RECORDED INFORMATION
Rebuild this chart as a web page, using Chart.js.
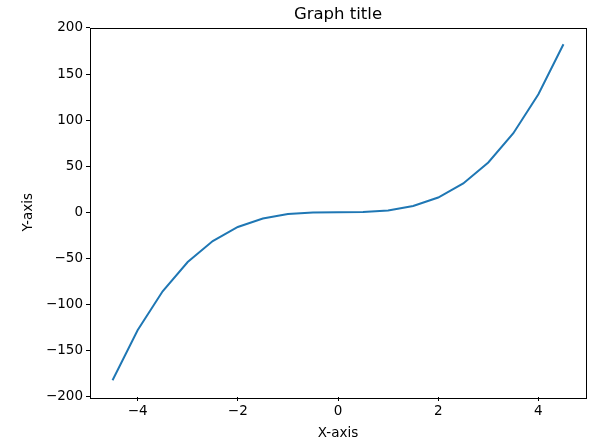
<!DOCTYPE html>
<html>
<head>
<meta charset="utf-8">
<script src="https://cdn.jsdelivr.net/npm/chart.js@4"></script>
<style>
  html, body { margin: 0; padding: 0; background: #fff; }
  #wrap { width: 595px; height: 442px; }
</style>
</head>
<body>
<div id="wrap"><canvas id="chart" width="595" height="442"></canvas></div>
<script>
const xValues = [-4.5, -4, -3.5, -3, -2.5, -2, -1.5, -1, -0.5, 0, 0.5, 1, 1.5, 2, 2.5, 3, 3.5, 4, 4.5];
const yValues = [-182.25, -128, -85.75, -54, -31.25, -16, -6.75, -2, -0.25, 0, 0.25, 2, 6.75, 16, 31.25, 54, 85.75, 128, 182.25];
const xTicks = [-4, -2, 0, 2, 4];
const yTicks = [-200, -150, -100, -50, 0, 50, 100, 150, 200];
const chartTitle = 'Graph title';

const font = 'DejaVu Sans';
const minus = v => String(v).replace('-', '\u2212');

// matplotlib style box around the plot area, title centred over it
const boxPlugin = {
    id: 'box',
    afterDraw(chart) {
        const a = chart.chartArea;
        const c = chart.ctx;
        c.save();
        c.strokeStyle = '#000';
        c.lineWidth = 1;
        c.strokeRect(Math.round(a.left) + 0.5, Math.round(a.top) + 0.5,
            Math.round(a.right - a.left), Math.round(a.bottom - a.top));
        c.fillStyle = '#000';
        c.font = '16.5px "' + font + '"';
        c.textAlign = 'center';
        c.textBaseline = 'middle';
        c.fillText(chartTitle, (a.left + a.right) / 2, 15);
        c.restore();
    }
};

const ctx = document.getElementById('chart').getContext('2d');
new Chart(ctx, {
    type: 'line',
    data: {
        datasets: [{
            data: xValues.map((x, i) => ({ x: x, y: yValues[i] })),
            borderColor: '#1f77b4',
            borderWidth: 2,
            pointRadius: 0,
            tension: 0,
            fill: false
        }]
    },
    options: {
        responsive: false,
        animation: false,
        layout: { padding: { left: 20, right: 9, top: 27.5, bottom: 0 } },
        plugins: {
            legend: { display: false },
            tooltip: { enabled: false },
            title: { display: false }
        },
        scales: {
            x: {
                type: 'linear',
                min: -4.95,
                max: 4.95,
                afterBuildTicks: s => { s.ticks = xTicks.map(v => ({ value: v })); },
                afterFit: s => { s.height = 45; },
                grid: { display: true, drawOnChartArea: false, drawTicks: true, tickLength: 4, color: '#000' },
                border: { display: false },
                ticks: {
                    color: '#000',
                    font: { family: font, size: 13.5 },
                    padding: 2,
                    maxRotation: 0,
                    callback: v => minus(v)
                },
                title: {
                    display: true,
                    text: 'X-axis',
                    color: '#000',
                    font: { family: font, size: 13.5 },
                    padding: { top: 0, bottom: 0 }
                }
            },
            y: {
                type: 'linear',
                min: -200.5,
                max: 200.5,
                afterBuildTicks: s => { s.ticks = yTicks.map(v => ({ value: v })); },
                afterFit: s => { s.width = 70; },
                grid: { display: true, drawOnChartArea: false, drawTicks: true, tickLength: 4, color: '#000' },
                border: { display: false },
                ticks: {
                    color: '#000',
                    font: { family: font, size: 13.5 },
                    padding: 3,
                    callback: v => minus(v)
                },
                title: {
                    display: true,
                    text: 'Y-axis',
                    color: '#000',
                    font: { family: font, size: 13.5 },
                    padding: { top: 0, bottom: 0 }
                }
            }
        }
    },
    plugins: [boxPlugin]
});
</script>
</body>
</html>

INSTRUCTION
Copy every line of the data word for word, omitting the images.

TASK RESULT
Rebuild this chart as a web page, using Chart.js.
<!DOCTYPE html>
<html>
<head>
<meta charset="utf-8">
<script src="https://cdn.jsdelivr.net/npm/chart.js@4"></script>
<style>
  html, body { margin: 0; padding: 0; background: #fff; }
  #wrap { width: 595px; height: 442px; }
</style>
</head>
<body>
<div id="wrap"><canvas id="chart" width="595" height="442"></canvas></div>
<script>
const xValues = [-4.5, -4, -3.5, -3, -2.5, -2, -1.5, -1, -0.5, 0, 0.5, 1, 1.5, 2, 2.5, 3, 3.5, 4, 4.5];
const yValues = [-182.25, -128, -85.75, -54, -31.25, -16, -6.75, -2, -0.25, 0, 0.25, 2, 6.75, 16, 31.25, 54, 85.75, 128, 182.25];
const xTicks = [-4, -2, 0, 2, 4];
const yTicks = [-200, -150, -100, -50, 0, 50, 100, 150, 200];
const chartTitle = 'Graph title';

const font = 'DejaVu Sans';
const minus = v => String(v).replace('-', '\u2212');

// matplotlib style box around the plot area, title centred over it
const boxPlugin = {
    id: 'box',
    afterDraw(chart) {
        const a = chart.chartArea;
        const c = chart.ctx;
        c.save();
        c.strokeStyle = '#000';
        c.lineWidth = 1;
        c.strokeRect(Math.round(a.left) + 0.5, Math.round(a.top) + 0.5,
            Math.round(a.right - a.left), Math.round(a.bottom - a.top));
        c.fillStyle = '#000';
        c.font = '16.5px "' + font + '"';
        c.textAlign = 'center';
        c.textBaseline = 'middle';
        c.fillText(chartTitle, (a.left + a.right) / 2, 15);
        c.restore();
    }
};

const ctx = document.getElementById('chart').getContext('2d');
new Chart(ctx, {
    type: 'line',
    data: {
        datasets: [{
            data: xValues.map((x, i) => ({ x: x, y: yValues[i] })),
            borderColor: '#1f77b4',
            borderWidth: 2,
            pointRadius: 0,
            tension: 0,
            fill: false
        }]
    },
    options: {
        responsive: false,
        animation: false,
        layout: { padding: { left: 20, right: 9, top: 27.5, bottom: 0 } },
        plugins: {
            legend: { display: false },
            tooltip: { enabled: false },
            title: { display: false }
        },
        scales: {
            x: {
                type: 'linear',
                min: -4.95,
                max: 4.95,
                afterBuildTicks: s => { s.ticks = xTicks.map(v => ({ value: v })); },
                afterFit: s => { s.height = 45; },
                grid: { display: true, drawOnChartArea: false, drawTicks: true, tickLength: 4, color: '#000' },
                border: { display: false },
                ticks: {
                    color: '#000',
                    font: { family: font, size: 13.5 },
                    padding: 2,
                    maxRotation: 0,
                    callback: v => minus(v)
                },
                title: {
                    display: true,
                    text: 'X-axis',
                    color: '#000',
                    font: { family: font, size: 13.5 },
                    padding: { top: 0, bottom: 0 }
                }
            },
            y: {
                type: 'linear',
                min: -200.5,
                max: 200.5,
                afterBuildTicks: s => { s.ticks = yTicks.map(v => ({ value: v })); },
                afterFit: s => { s.width = 70; },
                grid: { display: true, drawOnChartArea: false, drawTicks: true, tickLength: 4, color: '#000' },
                border: { display: false },
                ticks: {
                    color: '#000',
                    font: { family: font, size: 13.5 },
                    padding: 3,
                    callback: v => minus(v)
                },
                title: {
                    display: true,
                    text: 'Y-axis',
                    color: '#000',
                    font: { family: font, size: 13.5 },
                    padding: { top: 0, bottom: 0 }
                }
            }
        }
    },
    plugins: [boxPlugin]
});
</script>
</body>
</html>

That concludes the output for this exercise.